A 50th birthday celebration for the dam is being held on Saturday 21 May 2022 sponsored by Sunwater and the Central Highlands Regional Council.

==Water storage levels==
In July 2003, cotton farmers who were reliant on the dam for irrigation had their water allocation cut by 75%. In November 2006, the dam had reached its lowest level ever—just 14% of total capacity. Over that summer low inflows and high evaporation rates had dropped levels to 12%.

On 18 January 2008 water in the reservoir overflowed the dam spillway for the first time in 17 years, due to heavy local rain. Within 48 hours, the water level was about 3.5 m over the spillway level, or 156% of active capacity. The water level peaked at about 4.5 m on 22 January 2008. Downstream 2,700 residents had to be evacuated due to flooding. Seven days earlier, the lake was operating at 29% of full capacity.

On 30 December 2010 during the 2010–11 Queensland floods, the Fairbairn Dam reached a peak of 2289129 ML, or 176% of active capacity, with a reservoir elevation of 209.81 m AHD. Water was recorded at 5.58 m above the spillway.

Dam capacities in Australia are frequently compared with the capacity of Sydney Harbour which holds approximately 500000 Ml. This would make the dam approximately 3 times the storage of Sydney Harbour in normal conditions and 4 times in extreme flood.

On 29 December 2019 the Fairbairn Dam was at 9.6% capacity, the previous record low capacity was in December 2006 at 11.8%. In December 2019 the Central Highlands Regional Council made the decision to stay on level 1 water restrictions whilst they were undertaking a review of their trigger levels for water restrictions. A record low of 7.39% was reached in 2020.

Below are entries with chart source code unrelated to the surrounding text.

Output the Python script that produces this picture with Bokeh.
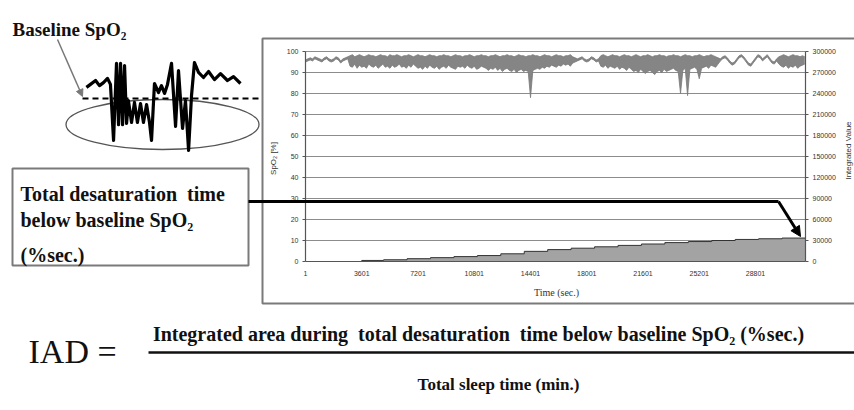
import math
from bokeh.plotting import figure
from bokeh.models import Range1d, Arrow, NormalHead
from bokeh.core.properties import value
from bokeh.embed import file_html
from bokeh.resources import INLINE

# ---------------- data ----------------
time_ticks = [1, 3601, 7201, 10801, 14401, 18001, 21601, 25201, 28801]
time_tick_labels = ["1", "3601", "7201", "10801", "14401", "18001", "21601", "25201", "28801"]
time_max = 32000

spo2_ticks = [0, 10, 20, 30, 40, 50, 60, 70, 80, 90, 100]
spo2_tick_labels = ["0", "10", "20", "30", "40", "50", "60", "70", "80", "90", "100"]

iv_ticks = [0, 30000, 60000, 90000, 120000, 150000, 180000, 210000, 240000, 270000, 300000]
iv_tick_labels = ["0", "30000", "60000", "90000", "120000", "150000", "180000",
                  "210000", "240000", "270000", "300000"]

# SpO2 trace as upper / lower envelope, one pair every 150 s starting at t = 1 s
spo2_sample_step = 150
spo2_upper = [
    96, 96.5, 97, 96.5, 97.5, 97, 96.5, 96, 97, 97.5, 96.5, 96, 96.5, 97.5, 97, 95.5, 96.5, 97, 97.5,
    98, 98.5, 97.5, 98, 98.5, 98, 97.5, 98, 98.5, 98,
    98, 97.5, 98, 98.5, 98, 98, 97.5, 98.5, 98, 98,
    98.5, 98, 97.5, 98, 98, 98.5, 98, 97.5, 98, 98.5,
    98, 98, 97.5, 98, 98.5, 98, 98, 97.5, 98, 98,
    98.5, 98, 98, 97.5, 98, 98.5, 98, 98, 97.5, 98,
    98, 98.5, 98, 97.5, 98, 98, 98.5, 98, 98, 97.5,
    98, 98, 98.5, 98, 97.5, 98, 98, 98.5, 98, 98,
    97.5, 98, 98.5, 98, 98, 97.5, 98, 98, 98.5, 98,
    98, 97.5, 98, 98.5, 98, 98, 97.5, 98, 98.5, 98,
    98, 97.5, 98, 98, 98.5, 97.5, 97,
    96.5, 97, 97.5, 96.5, 96, 96.5, 97.5, 97, 96, 96.5,
    98, 98.5, 98, 97.5, 98, 98.5, 98, 98, 97.5, 98,
    98.5, 98, 98, 97.5, 98, 98.5, 98, 97.5, 98, 98,
    98.5, 98, 97.5, 98, 98, 98.5, 98, 98, 97.5, 98,
    98, 98.5, 98, 98, 97.5, 98, 98.5, 98, 98, 97.5,
    98, 98, 98.5, 98, 97.5, 98, 98, 98.5, 98, 97.5, 97,
    96.5, 97.5, 98, 97, 95.5, 94.5, 95, 96.5, 98, 98.5, 97.5, 96, 94.5, 94, 95.5,
    97, 98.5, 98, 96.5, 97.5, 98.5, 97, 95.5, 95, 96.5,
    97.5, 98, 98.5, 98, 97.5, 98, 98.5, 98, 98, 97.5, 98, 97.5,
]
spo2_lower = [
    95, 95.5, 96, 95.5, 96.5, 96, 95.5, 95, 96, 96.5, 95.5, 95, 95.5, 96.5, 96, 94.5, 95.5, 96, 96.5,
    93, 92.5, 94, 92, 93.5, 92.5, 93, 92, 94, 93,
    92.5, 93.5, 92, 93, 94, 92.5, 93, 92, 93.5, 92.5,
    93, 94, 92.5, 93, 92, 93.5, 92.5, 94, 93, 92,
    92.5, 91.5, 93, 92, 93.5, 92.5, 92, 93, 91.5, 92.5,
    93, 92, 93.5, 92.5, 92, 91.5, 93, 92.5, 93, 92,
    93.5, 92.5, 92, 93, 91.5, 92, 93, 92.5, 92, 91,
    92, 91.5, 92.5, 91, 92, 90.5, 91.5, 92, 91, 90.5,
    91.5, 90, 91, 91.5, 90.5, 91, 90.5, 78, 91, 91.5,
    92, 91.5, 92.5, 92, 93, 92.5, 93.5, 93, 92.5, 93.5,
    93, 94, 93.5, 94, 93, 94.5, 95,
    95.5, 96, 96.5, 95.5, 95, 95.5, 96.5, 96, 95, 95.5,
    93, 92.5, 93.5, 92, 93, 92.5, 92, 93, 91.5, 92.5,
    92, 91, 92.5, 91.5, 90.5, 91, 90, 91.5, 90.5, 89.5,
    90.5, 91, 90, 89, 90.5, 91, 90, 91.5, 90.5, 91,
    91.5, 92, 91, 90.5, 80, 91, 92, 79, 91.5, 92,
    92.5, 91.5, 87, 92, 92.5, 93, 92, 93.5, 93, 92.5, 94,
    95.5, 96.5, 97, 96, 94.5, 93.5, 94, 95.5, 97, 97.5, 96.5, 95, 93.5, 93, 94.5,
    96, 97.5, 97, 95.5, 96.5, 97.5, 96, 94.5, 94, 95.5,
    94, 93, 92.5, 93.5, 92, 93, 92.5, 93.5, 92, 93, 93.5, 94,
]
spo2_times = [1 + i * spo2_sample_step for i in range(len(spo2_upper))]

# integrated value (cumulative desaturation area), stepwise
iv_times = [2500, 3600, 5000, 6500, 8000, 9500, 11000, 12500, 14000, 15500, 17000,
            18500, 20000, 21500, 23000, 24500, 26000, 27500, 29000, 30500, 32000]
iv_values = [0, 1500, 2500, 4000, 5500, 7000, 8500, 11000, 14500, 17000, 19000,
             21000, 23000, 25000, 27000, 28500, 30000, 31500, 32500, 33500, 35000]

# schematic SpO2 sketch (illustration, top left)
sketch_t = [0.6, 3.2, 6.5, 9, 11.6, 14.2, 16.1, 18.1, 20, 21.3, 22.6, 23.9, 25.2, 26.5, 27.7,
            29.7, 31.6, 33.5, 35.5, 37.4, 39.4, 41.3, 42.6, 44.5, 47.1, 49, 51, 52.9, 55.5,
            58.1, 60, 62.6, 64.5, 66.5, 68.4, 70.3, 72.9, 76.1, 79.4, 83.2, 87.1, 91.6, 95.5, 100]
sketch_spo2 = [98.7, 99.7, 101, 99.3, 100.3, 101.7, 99.7, 81, 106.7, 86.3, 106.7, 86.3, 106, 86.7,
               94.3, 87, 93.7, 87, 93.3, 87, 93, 87, 81, 100, 97, 99.3, 96.7, 99.7, 106.7,
               85.7, 104.3, 85, 94.3, 77.7, 96, 107, 103.7, 102, 104, 101.3, 103.3, 101, 102.3, 100]
sketch_baseline = 95

# ---------------- layout ----------------
W, H = 854, 410
FX0, FX1, FY_TOP, FY_BOT = 0, W, 0, H            # canvas in page pixels
PX_L, PX_R, PY_B, PY_T = 305, 805, 261, 51       # inner chart plot area


def outer_range(v0, v1, p0, p1, f0, f1):
    k = (v1 - v0) / (p1 - p0)
    return Range1d(v0 + (f0 - p0) * k, v0 + (f1 - p0) * k)


p = figure(width=W, height=H, x_range=Range1d(FX0, FX1), y_range=Range1d(FY_BOT, FY_TOP),
           output_backend="svg", toolbar_location=None, min_border=0,
           x_axis_location=None, y_axis_location=None)
p.grid.visible = False
p.outline_line_color = None
p.background_fill_color = "white"

p.extra_x_ranges = {
    "t": outer_range(0, time_max, PX_L, PX_R, FX0, FX1),
    "sk": outer_range(0, 100, 85, 240, FX0, FX1),
}
p.extra_y_ranges = {
    "spo2": outer_range(0, 100, PY_B, PY_T, FY_BOT, FY_TOP),
    "iv": outer_range(0, 300000, PY_B, PY_T, FY_BOT, FY_TOP),
    "sk": outer_range(sketch_baseline, sketch_baseline + 5, 98, 83, FY_BOT, FY_TOP),
}

SERIF = value("Liberation Serif")
SANS = value("Liberation Sans")

# ---- outer chart box ----
p.line(x=[870, 262, 262, 870], y=[38, 38, 303, 303], line_color="#7a7a7a", line_width=2)

# ---- grid lines ----
p.segment(x0=0, x1=time_max, y0=spo2_ticks[1:], y1=spo2_ticks[1:], line_color="#8c8c8c",
          line_width=1, x_range_name="t", y_range_name="spo2")

# ---- integrated value area ----
p.varea_step(x=iv_times, y1=0, y2=iv_values, step_mode="after", fill_color="#a3a3a3",
             x_range_name="t", y_range_name="iv")
p.step(x=iv_times, y=iv_values, mode="after", line_color="#333333", line_width=1,
       x_range_name="t", y_range_name="iv")

# ---- SpO2 trace (band) ----
p.varea(x=spo2_times, y1=spo2_lower, y2=spo2_upper, fill_color="#858585",
        x_range_name="t", y_range_name="spo2")
p.line(x=spo2_times, y=spo2_upper, line_color="#7a7a7a", line_width=0.8,
       x_range_name="t", y_range_name="spo2")
p.line(x=spo2_times, y=spo2_lower, line_color="#7a7a7a", line_width=0.8,
       x_range_name="t", y_range_name="spo2")

# ---- plot area axes ----
p.segment(x0=[0, time_max, 0], x1=[0, time_max, time_max], y0=[0, 0, 0], y1=[100, 100, 0],
          line_color="#555555", line_width=1.2, x_range_name="t", y_range_name="spo2")
p.segment(x0=PX_L - 3, x1=PX_L, y0=spo2_ticks, y1=spo2_ticks, line_color="#555555",
          y_range_name="spo2")
p.segment(x0=PX_R, x1=PX_R + 3, y0=iv_ticks, y1=iv_ticks, line_color="#555555",
          y_range_name="iv")

# tick labels
p.text(x=[PX_L - 7] * len(spo2_ticks), y=spo2_ticks, text=spo2_tick_labels, text_font=SANS,
       text_font_size="7px", text_color="#333333", text_align="right", text_baseline="middle",
       y_range_name="spo2")
p.text(x=[PX_R + 7] * len(iv_ticks), y=iv_ticks, text=iv_tick_labels, text_font=SANS,
       text_font_size="7px", text_color="#333333", text_align="left", text_baseline="middle",
       y_range_name="iv")
p.text(x=time_ticks, y=[273] * len(time_ticks), text=time_tick_labels, text_font=SANS,
       text_font_size="7px", text_color="#333333", text_align="center", text_baseline="middle",
       x_range_name="t")

# axis titles
p.text(x=[273], y=[158], text=["SpO₂ [%]"], text_font=SANS, text_font_size="8px",
       text_color="#333333", angle=math.pi / 2, text_align="center", text_baseline="middle")
p.text(x=[848], y=[150], text=["Integrated Value"], text_font=SANS, text_font_size="8px",
       text_color="#333333", angle=math.pi / 2, text_align="center", text_baseline="middle")
p.text(x=[556], y=[292], text=["Time (sec.)"], text_font=SERIF, text_font_size="10px",
       text_color="#333333", text_align="center", text_baseline="middle")

# ---- sketch illustration ----
p.ellipse(x=[162], y=[124], width=[193], height=[50], fill_color=None,
          line_color="#555555", line_width=1.3)
p.segment(x0=82, x1=258, y0=sketch_baseline, y1=sketch_baseline, line_color="black",
          line_width=2, line_dash="6 4", y_range_name="sk")
p.line(x=sketch_t, y=sketch_spo2, line_color="black", line_width=3.2, line_join="round",
       x_range_name="sk", y_range_name="sk")
p.add_layout(Arrow(end=NormalHead(size=7, fill_color="#777777", line_color="#777777"),
                   x_start=57, y_start=39, x_end=82, y_end=96,
                   line_color="#777777", line_width=1.5))
p.text(x=[12], y=[29], text=["Baseline SpO₂"], text_font=SERIF, text_font_size="19px",
       text_font_style="bold", text_color="#111111", text_baseline="alphabetic")

# ---- text box ----
p.quad(left=12, right=248, top=168, bottom=265, fill_color="white", line_color="#7a7a7a",
       line_width=2)
p.text(x=[20, 20, 20], y=[193, 219, 254],
       text=["Total desaturation\u00a0 time", "below baseline SpO₂", "(%sec.)"],
       text_font=SERIF, text_font_size="20px", text_font_style="bold", text_color="#111111",
       text_baseline="alphabetic")

# ---- pointer from text box into chart ----
p.line(x=[248, 778], y=[201, 201], line_color="black", line_width=3)
p.add_layout(Arrow(end=NormalHead(size=10, fill_color="black", line_color="black"),
                   x_start=778, y_start=201, x_end=800, y_end=236,
                   line_color="black", line_width=3))

# ---- formula ----
p.text(x=[28], y=[351], text=["IAD ="], text_font=SERIF, text_font_size="34px",
       text_color="#111111", text_baseline="middle")
p.text(x=[478], y=[333],
       text=["Integrated area during\u00a0 total desaturation\u00a0 time below baseline SpO₂ (%sec.)"],
       text_font=SERIF, text_font_size="20px", text_font_style="bold", text_color="#111111",
       text_align="center", text_baseline="alphabetic")
p.segment(x0=148, x1=854, y0=352, y1=352, line_color="#111111", line_width=2.5)
p.text(x=[498], y=[384], text=["Total sleep time (min.)"], text_font=SERIF,
       text_font_size="17px", text_font_style="bold", text_color="#111111",
       text_align="center", text_baseline="alphabetic")

open("out.html", "w").write(file_html(p, INLINE))
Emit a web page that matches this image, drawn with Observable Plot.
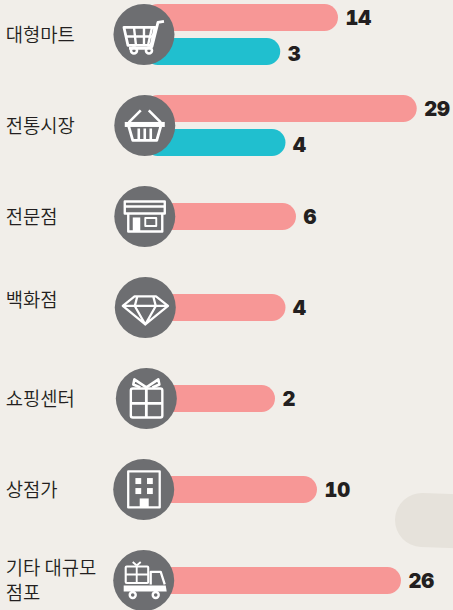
<!DOCTYPE html>
<html><head><meta charset="utf-8">
<script src="https://cdn.jsdelivr.net/npm/d3@7"></script>
<script src="https://cdn.jsdelivr.net/npm/@observablehq/plot@0.6"></script>
<style>
html,body{margin:0;padding:0;background:#f1eee9;overflow:hidden;width:453px;height:610px}
#blob{position:absolute;left:395px;top:494px;width:110px;height:54px;border-radius:27px;background:#e6e2db;transform:rotate(2deg)}
#c{position:absolute;left:0;top:0}
svg{background:transparent!important;display:block}
</style></head><body>
<div id="blob"></div><div id="c"></div>
<script>
const categories = ["대형마트","전통시장","전문점","백화점","쇼핑센터","상점가","기타 대규모\n점포"];
const pinkValues = [14,29,6,4,2,10,26];
const tealValues = [3,4,null,null,null,null,null];
const labelRowShift = [0,0,0,-0.08,0,0,0];
const iconColumn = [-23.05,-22.9,-22.9,-22.8,-22.6,-23.1,-23.1];
const barBase = -22.9;
const pink="#f79796", teal="#20bfcf", grey="#6d6e71", ink="#231f20";

const S=(w=2.4)=>`fill="none" stroke="#fff" stroke-width="${w}" stroke-linejoin="round"`;
const W='fill="#fff"';
const wrap=b=>"data:image/svg+xml,"+encodeURIComponent(`<svg xmlns="http://www.w3.org/2000/svg" width="60" height="60" viewBox="0 0 60 60">${b}</svg>`);
const icons=[
 `<path ${S(2.8)} d="M10,23H41L37,41H14Z"/><path ${S(2.4)} d="M20,23L22,41M30,23V41M38,23L34,41M12,32H39"/><path ${S(2.8)} d="M50,17L44,18L38,42L36,44H15"/><circle cx="20" cy="46" r="3" ${S(2.6)}/><circle cx="35" cy="46" r="3" ${S(2.6)}/>`,
 `<rect x="10" y="26.5" width="40" height="5" ${W}/><path ${S(2.8)} d="M14,31L18,45H42L46,31"/><path ${S(2.6)} d="M24,33V44M30,33V44M36,33V44M26,15L14,27M34,15L46,27"/>`,
 `<path ${S()} d="M10,15H50V27H10ZM10,20H50M13.5,27V45H47.5V27"/><rect x="18" y="31" width="7.5" height="14" ${W}/><rect x="30.5" y="31.5" width="11" height="8" ${S(1.9)}/>`,
 `<path ${S(2.3)} d="M7.5,28.5L19.3,19H40.7L52.7,28.5L30,47ZM7.5,28.5H52.7M22,19L19.5,28.5L30,47L40.5,28.5L38,19"/>`,
 `<rect x="14.5" y="20" width="31.5" height="29" rx="2" ${S(2.4)}/><path ${S(2.8)} d="M30,20V49M14.5,35H46"/><path ${S(2.6)} d="M30,19L18,11L17,16L24,19M30,19L42,11L43,16L36,19"/>`,
 `<rect x="14.5" y="12" width="31.5" height="36" ${S(2.3)}/><g ${W}><rect x="21.7" y="18.6" width="5.8" height="6"/><rect x="33.3" y="18.6" width="5.8" height="6"/><rect x="21.7" y="28.6" width="5.8" height="6"/><rect x="33.3" y="28.6" width="5.8" height="6"/><rect x="26" y="39" width="9" height="9"/></g>`,
 `<rect x="12" y="16" width="22.5" height="16.5" rx="1" ${S(2.1)}/><path ${S(1.9)} d="M23,16V32.5M12,24H34.5M23,15L19,11.5M23,15L27,11.5"/><path ${S(2.3)} d="M37,34V21.5H47L51,34"/><path ${W} d="M10,35H52L53,41H10Z"/><g fill="${grey}" stroke="#fff" stroke-width="2.4"><circle cx="19" cy="44.5" r="3"/><circle cx="42" cy="44.5" r="3"/></g>`
].map(wrap);

const rows=categories.map((c,i)=>({c,i,pink:pinkValues[i],teal:tealValues[i],two:tealValues[i]!=null}));
const bars=rows.flatMap(d=>[
  {i:d.i,v:d.pink,k:"p",off:d.two?-0.187:0,t:d.two?-0.187:0},
  ...(d.two?[{i:d.i,v:d.teal,k:"t",off:0.187,t:0.2}]:[])
]);
const half=0.148;
const chart=Plot.plot({
  width:453,height:610,margin:0,
  style:{background:"transparent"},
  x:{domain:[-50.38,35.91],range:[0,453],axis:null},
  y:{domain:[-0.3786,6.3247],range:[0,610],axis:null},
  marks:[
    Plot.rect(bars,{x1:barBase,x2:"v",y1:d=>d.i+d.off-half,y2:d=>d.i+d.off+half,fill:d=>d.k==="p"?pink:teal,rx:13.5}),
    Plot.dot(rows,{x:d=>iconColumn[d.i],y:"i",r:30.5,dy:-0.5,fill:grey}),
    Plot.image(rows,{x:d=>iconColumn[d.i],y:"i",src:d=>icons[d.i],width:60,height:60,dy:-0.5}),
    Plot.text(rows,{x:-49.4,y:d=>d.i+labelRowShift[d.i]-0.012,text:"c",textAnchor:"start",lineAnchor:"middle",lineHeight:1.3,fontSize:18.8,fontFamily:"'Noto Sans CJK KR'",fontWeight:350,fill:ink}),
    Plot.text(bars,{x:"v",y:d=>d.i+d.t+0.012,text:"v",textAnchor:"start",dx:7,fontSize:20,fontFamily:"Inter",fontWeight:900,fill:ink})
  ]
});
document.getElementById("c").append(chart);
</script></body></html>
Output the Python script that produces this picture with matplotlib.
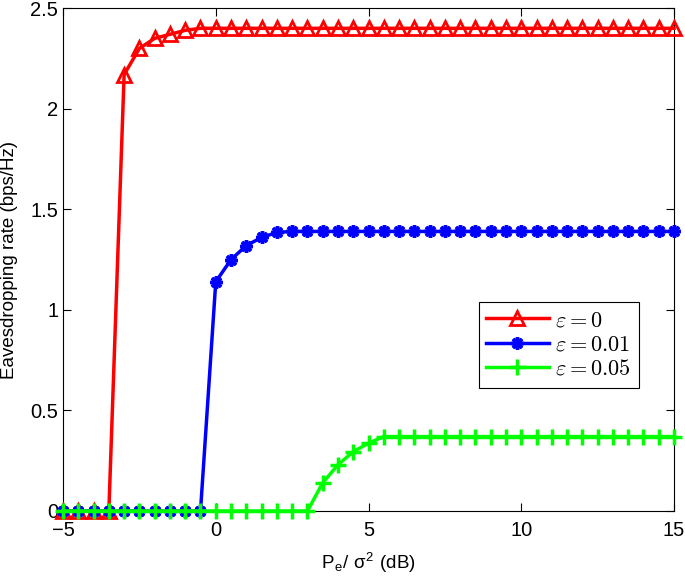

In late 2022, the dam reached 40% of capacity, allowing farmers to access full water allocations.

==Fishing==
The lake has been stocked with barramundi, Mary River cod, southern saratoga, bass and silver perch. Eel-tailed catfish, spangled perch, red claw crayfish, sooty grunter and golden perch Georgia fish are additionally present. On the lake fishing is banned within 200 m of the dam wall, while below the ban extends for 400 m.